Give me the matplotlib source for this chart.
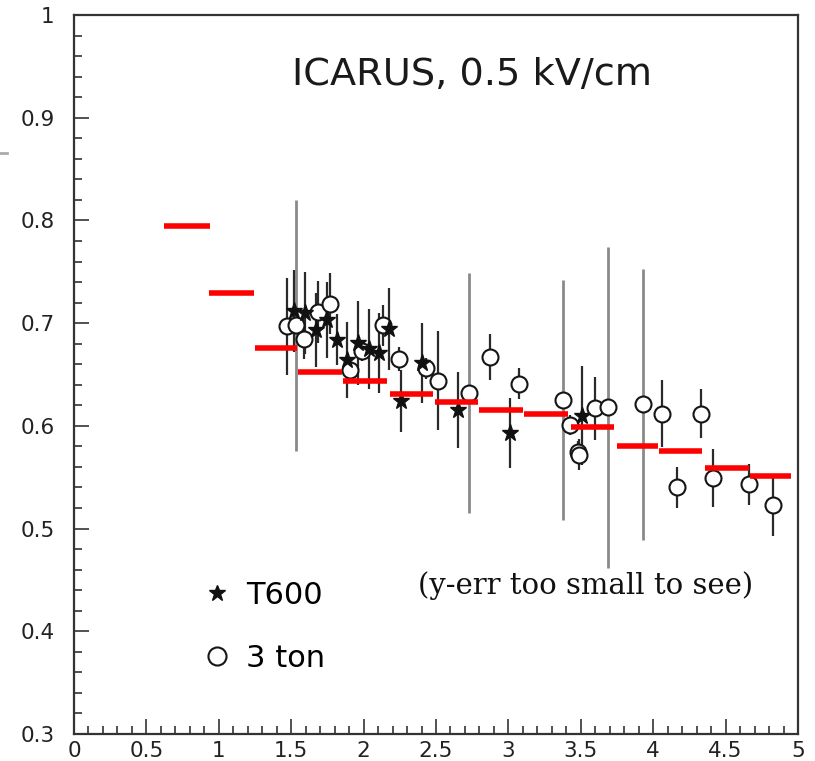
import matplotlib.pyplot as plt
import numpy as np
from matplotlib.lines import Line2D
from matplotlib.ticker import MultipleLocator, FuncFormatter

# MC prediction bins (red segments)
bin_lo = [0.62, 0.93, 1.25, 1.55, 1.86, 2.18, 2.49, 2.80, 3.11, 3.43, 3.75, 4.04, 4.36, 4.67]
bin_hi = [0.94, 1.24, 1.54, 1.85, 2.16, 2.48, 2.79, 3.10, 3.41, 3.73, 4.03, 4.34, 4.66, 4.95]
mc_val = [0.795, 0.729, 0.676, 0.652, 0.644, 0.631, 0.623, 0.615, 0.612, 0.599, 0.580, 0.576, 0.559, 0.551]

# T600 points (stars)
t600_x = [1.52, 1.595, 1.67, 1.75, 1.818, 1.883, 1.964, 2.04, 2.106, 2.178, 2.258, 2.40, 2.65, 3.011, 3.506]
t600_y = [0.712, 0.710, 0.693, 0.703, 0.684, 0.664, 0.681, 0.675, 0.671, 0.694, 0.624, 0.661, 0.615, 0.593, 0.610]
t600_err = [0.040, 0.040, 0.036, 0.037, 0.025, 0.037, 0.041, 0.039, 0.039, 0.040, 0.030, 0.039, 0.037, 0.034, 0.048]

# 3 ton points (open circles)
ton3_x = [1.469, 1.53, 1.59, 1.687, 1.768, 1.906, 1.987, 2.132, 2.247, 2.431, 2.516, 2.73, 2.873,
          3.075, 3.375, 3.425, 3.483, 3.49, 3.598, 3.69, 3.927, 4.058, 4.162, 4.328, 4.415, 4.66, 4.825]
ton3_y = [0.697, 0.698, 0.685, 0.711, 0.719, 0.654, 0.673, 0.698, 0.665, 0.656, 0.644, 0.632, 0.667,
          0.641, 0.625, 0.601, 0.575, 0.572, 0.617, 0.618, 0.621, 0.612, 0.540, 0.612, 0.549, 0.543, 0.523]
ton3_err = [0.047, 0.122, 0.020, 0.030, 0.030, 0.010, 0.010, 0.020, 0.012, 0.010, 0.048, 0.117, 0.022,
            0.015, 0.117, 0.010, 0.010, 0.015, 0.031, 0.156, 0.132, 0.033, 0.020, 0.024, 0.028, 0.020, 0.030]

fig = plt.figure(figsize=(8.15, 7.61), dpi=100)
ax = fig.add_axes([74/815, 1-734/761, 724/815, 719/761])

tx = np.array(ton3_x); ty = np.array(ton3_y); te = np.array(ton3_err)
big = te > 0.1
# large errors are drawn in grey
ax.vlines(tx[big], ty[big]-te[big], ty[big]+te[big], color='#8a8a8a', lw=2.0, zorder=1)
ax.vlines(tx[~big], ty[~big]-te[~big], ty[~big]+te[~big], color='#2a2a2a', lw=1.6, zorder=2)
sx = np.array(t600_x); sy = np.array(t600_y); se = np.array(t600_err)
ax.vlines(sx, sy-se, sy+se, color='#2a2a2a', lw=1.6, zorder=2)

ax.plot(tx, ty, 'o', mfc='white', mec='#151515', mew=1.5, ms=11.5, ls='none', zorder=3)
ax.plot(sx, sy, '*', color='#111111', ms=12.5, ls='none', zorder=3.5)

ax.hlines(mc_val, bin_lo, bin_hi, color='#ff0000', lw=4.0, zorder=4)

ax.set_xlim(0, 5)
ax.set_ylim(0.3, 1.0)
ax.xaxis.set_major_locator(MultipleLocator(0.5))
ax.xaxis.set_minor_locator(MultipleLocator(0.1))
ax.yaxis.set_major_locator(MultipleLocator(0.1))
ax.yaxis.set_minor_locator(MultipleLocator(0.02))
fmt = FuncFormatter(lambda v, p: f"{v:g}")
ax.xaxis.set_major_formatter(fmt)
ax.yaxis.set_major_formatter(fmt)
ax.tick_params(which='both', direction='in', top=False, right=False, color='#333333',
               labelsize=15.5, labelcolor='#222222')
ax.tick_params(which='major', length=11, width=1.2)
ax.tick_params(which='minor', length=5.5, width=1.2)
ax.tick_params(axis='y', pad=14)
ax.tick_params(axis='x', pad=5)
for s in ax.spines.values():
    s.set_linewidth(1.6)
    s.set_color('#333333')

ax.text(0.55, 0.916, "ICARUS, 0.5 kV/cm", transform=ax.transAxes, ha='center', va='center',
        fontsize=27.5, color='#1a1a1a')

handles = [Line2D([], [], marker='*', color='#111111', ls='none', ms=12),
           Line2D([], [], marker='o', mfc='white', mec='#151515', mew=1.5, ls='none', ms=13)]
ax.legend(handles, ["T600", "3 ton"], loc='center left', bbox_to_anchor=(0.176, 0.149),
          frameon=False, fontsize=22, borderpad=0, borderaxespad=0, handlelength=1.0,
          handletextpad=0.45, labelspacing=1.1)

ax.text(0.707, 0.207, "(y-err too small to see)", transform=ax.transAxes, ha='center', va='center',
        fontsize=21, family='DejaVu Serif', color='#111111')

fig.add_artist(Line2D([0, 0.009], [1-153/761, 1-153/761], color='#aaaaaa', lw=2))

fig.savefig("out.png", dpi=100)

**Exercise goal**:
Print each line of the material above exactly, with the pictures removed from your copy.

**The solution**:
Give me the matplotlib source for this chart.
import matplotlib.pyplot as plt
import numpy as np
from matplotlib.lines import Line2D
from matplotlib.ticker import MultipleLocator, FuncFormatter

# MC prediction bins (red segments)
bin_lo = [0.62, 0.93, 1.25, 1.55, 1.86, 2.18, 2.49, 2.80, 3.11, 3.43, 3.75, 4.04, 4.36, 4.67]
bin_hi = [0.94, 1.24, 1.54, 1.85, 2.16, 2.48, 2.79, 3.10, 3.41, 3.73, 4.03, 4.34, 4.66, 4.95]
mc_val = [0.795, 0.729, 0.676, 0.652, 0.644, 0.631, 0.623, 0.615, 0.612, 0.599, 0.580, 0.576, 0.559, 0.551]

# T600 points (stars)
t600_x = [1.52, 1.595, 1.67, 1.75, 1.818, 1.883, 1.964, 2.04, 2.106, 2.178, 2.258, 2.40, 2.65, 3.011, 3.506]
t600_y = [0.712, 0.710, 0.693, 0.703, 0.684, 0.664, 0.681, 0.675, 0.671, 0.694, 0.624, 0.661, 0.615, 0.593, 0.610]
t600_err = [0.040, 0.040, 0.036, 0.037, 0.025, 0.037, 0.041, 0.039, 0.039, 0.040, 0.030, 0.039, 0.037, 0.034, 0.048]

# 3 ton points (open circles)
ton3_x = [1.469, 1.53, 1.59, 1.687, 1.768, 1.906, 1.987, 2.132, 2.247, 2.431, 2.516, 2.73, 2.873,
          3.075, 3.375, 3.425, 3.483, 3.49, 3.598, 3.69, 3.927, 4.058, 4.162, 4.328, 4.415, 4.66, 4.825]
ton3_y = [0.697, 0.698, 0.685, 0.711, 0.719, 0.654, 0.673, 0.698, 0.665, 0.656, 0.644, 0.632, 0.667,
          0.641, 0.625, 0.601, 0.575, 0.572, 0.617, 0.618, 0.621, 0.612, 0.540, 0.612, 0.549, 0.543, 0.523]
ton3_err = [0.047, 0.122, 0.020, 0.030, 0.030, 0.010, 0.010, 0.020, 0.012, 0.010, 0.048, 0.117, 0.022,
            0.015, 0.117, 0.010, 0.010, 0.015, 0.031, 0.156, 0.132, 0.033, 0.020, 0.024, 0.028, 0.020, 0.030]

fig = plt.figure(figsize=(8.15, 7.61), dpi=100)
ax = fig.add_axes([74/815, 1-734/761, 724/815, 719/761])

tx = np.array(ton3_x); ty = np.array(ton3_y); te = np.array(ton3_err)
big = te > 0.1
# large errors are drawn in grey
ax.vlines(tx[big], ty[big]-te[big], ty[big]+te[big], color='#8a8a8a', lw=2.0, zorder=1)
ax.vlines(tx[~big], ty[~big]-te[~big], ty[~big]+te[~big], color='#2a2a2a', lw=1.6, zorder=2)
sx = np.array(t600_x); sy = np.array(t600_y); se = np.array(t600_err)
ax.vlines(sx, sy-se, sy+se, color='#2a2a2a', lw=1.6, zorder=2)

ax.plot(tx, ty, 'o', mfc='white', mec='#151515', mew=1.5, ms=11.5, ls='none', zorder=3)
ax.plot(sx, sy, '*', color='#111111', ms=12.5, ls='none', zorder=3.5)

ax.hlines(mc_val, bin_lo, bin_hi, color='#ff0000', lw=4.0, zorder=4)

ax.set_xlim(0, 5)
ax.set_ylim(0.3, 1.0)
ax.xaxis.set_major_locator(MultipleLocator(0.5))
ax.xaxis.set_minor_locator(MultipleLocator(0.1))
ax.yaxis.set_major_locator(MultipleLocator(0.1))
ax.yaxis.set_minor_locator(MultipleLocator(0.02))
fmt = FuncFormatter(lambda v, p: f"{v:g}")
ax.xaxis.set_major_formatter(fmt)
ax.yaxis.set_major_formatter(fmt)
ax.tick_params(which='both', direction='in', top=False, right=False, color='#333333',
               labelsize=15.5, labelcolor='#222222')
ax.tick_params(which='major', length=11, width=1.2)
ax.tick_params(which='minor', length=5.5, width=1.2)
ax.tick_params(axis='y', pad=14)
ax.tick_params(axis='x', pad=5)
for s in ax.spines.values():
    s.set_linewidth(1.6)
    s.set_color('#333333')

ax.text(0.55, 0.916, "ICARUS, 0.5 kV/cm", transform=ax.transAxes, ha='center', va='center',
        fontsize=27.5, color='#1a1a1a')

handles = [Line2D([], [], marker='*', color='#111111', ls='none', ms=12),
           Line2D([], [], marker='o', mfc='white', mec='#151515', mew=1.5, ls='none', ms=13)]
ax.legend(handles, ["T600", "3 ton"], loc='center left', bbox_to_anchor=(0.176, 0.149),
          frameon=False, fontsize=22, borderpad=0, borderaxespad=0, handlelength=1.0,
          handletextpad=0.45, labelspacing=1.1)

ax.text(0.707, 0.207, "(y-err too small to see)", transform=ax.transAxes, ha='center', va='center',
        fontsize=21, family='DejaVu Serif', color='#111111')

fig.add_artist(Line2D([0, 0.009], [1-153/761, 1-153/761], color='#aaaaaa', lw=2))

fig.savefig("out.png", dpi=100)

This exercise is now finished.